Mientras íbamos en la aerosilla, miraba toda esa deslumbrante belleza de la montaña y pensaba que, interpretando algunos de sus matices, construimos en nosotros una obra de arte.
El paisaje es muy sugestivo, imagino que estamos en una especie de Jurassic Park: el volcán humeante, el rugido de una gran fumarola, un leve aroma a sulfuro y las araucarias centenarias ambientan el lugar de manera tal que no me sorprendería la aparición por estos lugares de un auténtico saurio.
Adherimos las pieles sintéticas a los esquís, gesto que ya se ha convertido en rutina, ajustamos las mochilas y cada uno toma su ritmo y emprende su itinerario.
Las pendientes son suaves y serpentean entre morenas y escoria volcánica. Enseguida, la fila se estira y nuestras huellas se entrecruzan en la nieve: cada uno disfruta de su propia traza. A la distancia, mis compañeros semejan templarios enfundados en sus armaduras de colores, los bastones son sus espadas y los esquís sus vehículos etéreos, que simulan flotar en el aire.
Luego de varias horas de marcha, llegamos al lugar del campamento, al lado de un viejo refugio de madera que estaba con la puerta y las ventanas rotas y, por lo tanto, con nieve en su interior. Con un trozo de madera, comienzo a limpiar mientras llegan mis amigos.
La temperatura ha bajado muchísimo y el movimiento me mantiene el calor. El sol, o lo que queda de él, está muy al Norte, bajo y perdiéndose en el horizonte acerado.
Armamos las dos carpas afirmándolas con piedras a la nieve, que estaba muy dura, producto de la acción del viento y el frío. Ateridos, apresuramos una sopa y enseguida el duvet de las bolsas es un bálsamo que agradecen nuestros cuerpos.
Durante la noche comienza una pertinaz nevada que al día siguiente nos inmoviliza. La incertidumbre sobre el tiempo también forma parte del programa del montañismo, y permite recordar anécdotas casi olvidadas.
Comemos y bebemos sin misericordia: estas excursiones cortas nos autorizan a traer tartas y pollos rotisados que son, sin duda, un lujo muy apreciado.
Los -15° C nos hace despertar tarde, pero felices porque el día, despejado y calmo, anuncia una exitosa ascensión. Nuestra intención es pasar por el cráter, que continúa humeando, antes de alcanzar la cumbre. Nuevamente se repite la rutina de enhebrar trazas sobre la nieve poco profunda y de óptimas condiciones.

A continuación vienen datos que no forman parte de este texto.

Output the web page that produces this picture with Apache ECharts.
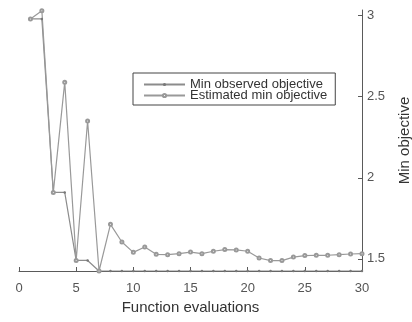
<!DOCTYPE html>
<html>
<head>
<meta charset="utf-8">
<script src="https://cdn.jsdelivr.net/npm/echarts@6/dist/echarts.min.js"></script>
<style>
  html, body { margin: 0; padding: 0; background: #fff; }
  #main { width: 412px; height: 322px; }
</style>
</head>
<body>
<div id="main"></div>
<script>
var evals = [];
for (var i = 1; i <= 30; i++) evals.push(i);

// min observed objective per evaluation
var observed = [2.98, 2.98, 1.91, 1.91, 1.49, 1.49, 1.425, 1.425, 1.425, 1.425,
    1.425, 1.425, 1.425, 1.425, 1.425, 1.425, 1.425, 1.425, 1.425, 1.425,
    1.425, 1.425, 1.425, 1.425, 1.425, 1.425, 1.425, 1.425, 1.425, 1.425];
// estimated min objective per evaluation
var estimated = [2.98, 3.03, 1.91, 2.59, 1.49, 2.35, 1.425, 1.713, 1.604, 1.54,
    1.573, 1.528, 1.526, 1.532, 1.542, 1.532, 1.547, 1.557, 1.555, 1.547,
    1.505, 1.489, 1.489, 1.511, 1.52, 1.522, 1.522, 1.526, 1.53, 1.532];
var yTicks = [1.5, 2, 2.5, 3];

function pairs(ys) {
    return ys.map(function (y, k) { return [evals[k], y]; });
}

var font = 'Liberation Sans, Arial, sans-serif';
var lineCol = '#8c8c8c';
var axisCol = '#5a5a5a';

var option = {
    animation: false,
    backgroundColor: '#fff',
    grid: { left: 19, right: 50, top: 10, bottom: 51, containLabel: false, outerBoundsMode: 'none' },
    legend: {
        orient: 'vertical',
        left: 133, top: 73,
        padding: [5, 8, 3, 10],
        itemWidth: 41, itemHeight: 4, itemGap: -2,
        backgroundColor: '#fff',
        borderColor: '#444', borderWidth: 1, borderRadius: 0,
        textStyle: { fontFamily: font, fontSize: 13, color: '#333' },
        data: ['Min observed objective', 'Estimated min objective']
    },
    xAxis: {
        type: 'value', min: 0, max: 30, interval: 5,
        name: 'Function evaluations', nameLocation: 'middle', nameGap: 29,
        nameTextStyle: { fontFamily: font, fontSize: 15, color: '#333' },
        axisLine: { lineStyle: { color: axisCol, width: 1 } },
        axisTick: { inside: true, length: 4, lineStyle: { color: axisCol } },
        axisLabel: { fontFamily: font, fontSize: 13, color: '#555', margin: 11 },
        splitLine: { show: false }
    },
    yAxis: {
        type: 'value', position: 'right', min: 1.425, max: 3.035,
        name: 'Min objective', nameLocation: 'middle', nameGap: 35,
        nameTextStyle: { fontFamily: font, fontSize: 15, color: '#333' },
        axisLine: { show: true, onZero: false, lineStyle: { color: axisCol, width: 1 } },
        axisTick: { inside: true, length: 4, customValues: yTicks, lineStyle: { color: axisCol } },
        axisLabel: { fontFamily: font, fontSize: 13, color: '#555', margin: 5, customValues: yTicks },
        splitLine: { show: false }
    },
    series: [
        {
            name: 'Min observed objective', type: 'line',
            data: pairs(observed),
            symbol: 'circle', symbolSize: 2.5,
            lineStyle: { color: lineCol, width: 1.2 },
            itemStyle: { color: '#777' }
        },
        {
            name: 'Estimated min objective', type: 'line',
            data: pairs(estimated),
            symbol: 'emptyCircle', symbolSize: 3,
            lineStyle: { color: '#999', width: 1.2 },
            itemStyle: { color: '#999', borderColor: '#777', borderWidth: 1 }
        }
    ]
};

var myChart = echarts.init(document.getElementById('main'));
myChart.setOption(option);
</script>
</body>
</html>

Hay en el entorno una gran claridad, y cada uno de nosotros se pierde en sus propias cavilaciones. El cráter derrama un líquido espeso, verdoso y humeante, lo que nos habla de una montaña viva y de un planeta en formación. Luego de unos minutos, las emanaciones pestilentes nos impulsan a continuar nuestro camino hacia la cumbre, para la que faltaban unas dos horas de marcha.
La cumbre vino hacia nosotros en medio de tules y gasas que la brisa formaba arrebolando las nubes. Felices de estar nuevamente juntos en la cima, gracias a los auspicios de una empresa telefónica, nos comunicamos, celular mediante, con nuestros otros afectos, que, a miles de kilómetros de distancia, eran también partícipes de estos grandiosos momentos que nos regala la naturaleza.
Partiendo desde la ciudad de Neuquén, se toma la ruta nacional Nº 22 hasta el poblado de Las Lajas a 200 kilómetros, pasando por Zapala. Luego se desvía hacia el norte por la ruta Nº 21, unos 120 kilómetros hasta Caviahue.
Caviahue esta ubicado a 1647 metros. en plena Cordillera de los Andes al noroeste de la provincia de Neuquén. En lengua Mapuche significa “Lugar de Fiesta o Reunión”. Es es un pueblo de montaña al pie del Volcán Copahue, a orillas del lago Caviahue. Enclavada en el Parque Provincial Copahue de 28.300 hectáreas, con bosques de Araucarias, Lagos, Lagunas y Cascadas, ofrece un espectáculo único.